– Вот, – сказал жене, – рекомендую: Нинка номер два. Дочка Родиона Мефодиевича – помнишь моряка? Надери ей уши, Олена, мне неудобно, я ее военный начальник, а у нас, к сожалению, телесные наказания запрещены очень строго.
Обедали мы молча. Шатилов пытался шутить, а Елена Порфирьевна смотрела на меня мокрыми глазами, наверное, думала про свою Нину. Дивврач потом тоже скис. А я думала про маму, и, знаешь, Володька, мне ее было ужасно жалко. Как она там – под немцами, одна, ни к чему не приспособленная, избалованная, вздорная? Жива ли? И как она ужасно одинока – это даже представить себе немыслимо.
В общем, я уехала.
Уехала далеко – санитаркой в автохирургический отряд.
Я убежала от Козырева, Володя, от вежливого, внимательного, красивого, легкого майора Козырева.
Понимаешь, какая я верная, Вовик?
А ты не ценишь! И никогда не оценишь! Не поймешь!
И все-таки понять бы следовало: иногда нашей сестре бывает так одиноко, такие мы порой делаемся беспомощные, так нужно нам немножко участия сильного и спокойного человека, чуть-чуть внимания, вот как Козырев: «Вы давеча, Варвара Родионовна, сердились, что Шурик вывернул ваш зубной порошок. Пожалуйста, вот у меня запас…»
Чтобы кто-то думал!
Чтобы кто-то знал, что номер твоей обуви тридцать три и таких сапог не бывает, а без сапог невозможно. И чтобы этот кто-то, краснея и извиняясь, с глупым даже подхихикиваньем, вручил тебе сапоги, переделанные из его сорок четвертого номера при помощи саперного сапожника, и чтобы ты, военнослужащая, знала, как ему
Думаю, что много несчастных браков начинается именно с этого – с душевной заботливости, которую часто принимают за любовь и которая, может быть, и есть любовь, но за которую
Плохо мне, Володя.
Не могу похвастаться ясностью и четкостью своего поведения с Козыревым.

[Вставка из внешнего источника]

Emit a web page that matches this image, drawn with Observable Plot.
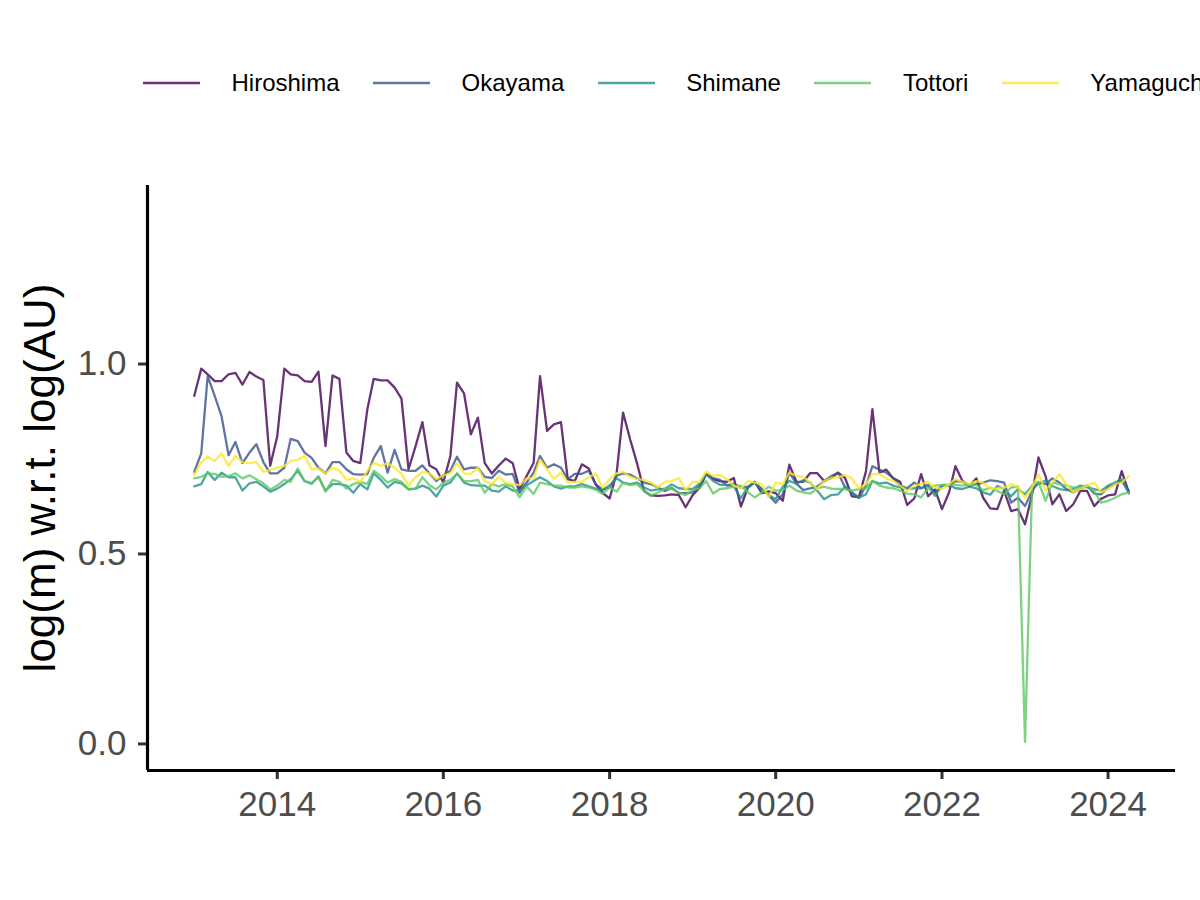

Мне было одиноко и тоскливо, он… впрочем, какое тебе до этого дело.
Будь здоров.
Козыреву я даже ничего не написала.
И не напишу.
И тебе, мой дорогой человек, долго не стану писать. Это я плохо выдумала – эти неотправленные письма. От них не легче на душе, а только труднее. Буду теперь тебя забывать. Это, разумеется, нелегкая работа, но я постараюсь. Мне будет, конечно, очень мешать то, что я волею судьбы оказалась немножко медиком, но и это минует.
Кстати, Козырев, узнав, что я геолог, сманивал меня в саперы.
Теперь он далеко от меня, и, наверное, мы больше никогда не увидимся.
И с тобой мы никогда не увидимся.
Прощай!
Я устала тебя любить!
Декабрь. Заполярье'.
ПЕЧАЛЬНАЯ ИСТОРИЯ МЕДИЦИНСКОГО СОВЕТНИКА ДОКТОРА ГУГО ХУММЕЛЯ
– Ничего я не понимаю! – раздражаясь, как ему показалось, очень громко сказал Устименко. – Есть тут кто-нибудь?
В густых потемках жарко натопленной землянки колыхнулся желтый коптящий язычок каганца.
– Сейчас вы будете спрашивать «где я?», – ответил Цветков. – «Где я», «что это», а потом, как в одной пьесе: «Мама, дай мне солнце!»
Володя промолчал. Цветков выглядел огромным, невозможно плечистым, сказочной громадиной в своем полушубке, в ремнях, весь обвешанный оружием.
– Подождите, старик, я сейчас разденусь, понимаете, только что ввалился…
– Откуда?
– С войны. Воюем помаленьку. Вы еще не забыли в вашем небытии, что нынче война?
– Не забыл. А что, собственно, со мной случилось?
– Шут его знает! – с грохотом сбрасывая с себя оружие, ответил Цветков. – Во всяком случае, ранены вы не были, что же касается до некой острой инфекционной болезни, то разве тут разберешь? Во всяком случае, вы едва не отдали концы…
– Ну да? – удивился Володя.
– Вот вам и ну да! Так что это очень хорошо, что вы наконец очнулись…
Положив свою тяжелую ладонь на Володино запястье, он посчитал пульс, вздохнул и рассказал Устименке, что выходила его Вересова – дневала и ночевала тут.